I have been fortunate to work with some amazing professionals across a spectrum of institutions over the first 20 years of my career in aviation. While it is cliché to say there is no substitute for experience, I have come to appreciate that adage even more since joining GA Telesis.
Over the past five years, it has become very evident that investor interest in the aviation sector has never been stronger and new capital continues to enter the market, attempting to find every conceivable way to gain exposure and “go long” on the sector. In fact, aviation investing has recently been classified as an investment class. However, I think many new entrants learn sooner than later that aircraft leasing and finance is a complex asset class, with frustrating realities, which to be fair, can also lead to lucrative opportunities. But let’s be clear, aviation assets are depreciating assets that are often commoditized by investors seeking yield opportunities. Regardless, unlike real estate, as any industry veteran knows, simple concepts such as novating a lease to a new lessor may seem simple enough, but can often be the most time-consuming aspect of an aircraft asset transaction. That is just one basic example of the complexities of aircraft leasing that one comes to appreciate and anticipate with experience, but one where GA Telesis has gained the intrinsic knowledge needed to be successful.

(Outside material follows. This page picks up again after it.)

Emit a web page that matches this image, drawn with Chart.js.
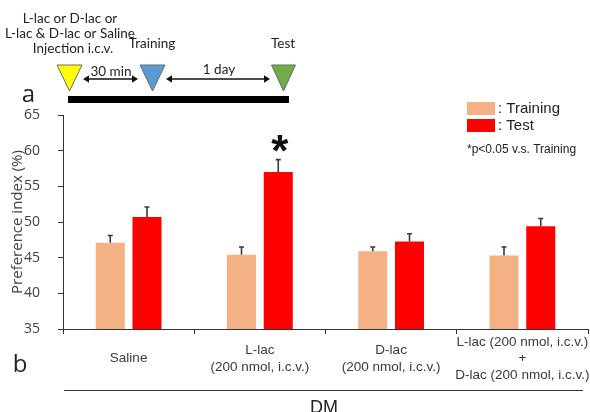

At GA Telesis we use the most robust analytics and methods when making our investment decisions. These are critical to approaching any asset class, but conventional investment analytics do not necessarily translate very well to aviation. For example, regression analysis (while helpful in sectors with robust, accurate data sets harvested over decades and multiple cycles can be predictive) would not apply well to aircraft values. In fact, not at all. Trying to predict future aircraft values by looking back at the last 15 – 20 years of “values” whether appraised or actual, is not a great indicator of future used aircraft values, especially for any single aircraft. GA Telesis knows that there are many variables that influence achievable residual value and that relying on conventional analytics or academic valuations, while potentially a reasonable factor to support an investment thesis, is probably an insufficient rationale to validate an aircraft acquisition. Additionally, simply applying industry trends, such as a strong outlook for passenger growth, doesn’t necessarily mean that any or all aircraft will have strong investment characteristics. As I constantly remind my team, a rising tide may lift all boats, but a leaking ship will still sink to the bottom.
It can be quite tempting to apply successful methods from other investment classes or sectors to “crack the code” on aircraft investments. It has become very trendy to be the disruptor in any industry and aviation is no stranger to the triumphs and failures of the best-laid business plans or investment strategies. In my opinion, the best correlation to success is the depth of transactional and industry experience combined with top-notch expertise and well-orchestrated execution. Understanding the vagaries of our industry such as airline operational practices, lender preferences, geographic biases, and OEM behavior is essential to the success of any aviation investment plan. The expert understanding of these variables are ever-present within the GA Telesis Ecosystem.
That is why now after 20 years in this industry, I am so excited to have the privilege to be part of a truly unique company that has such a depth of experience across a broad spectrum of disciplines in the aviation industry. Something unique and not easily imitated; that’s the GA Telesis Ecosystem. Successful investing at its finest.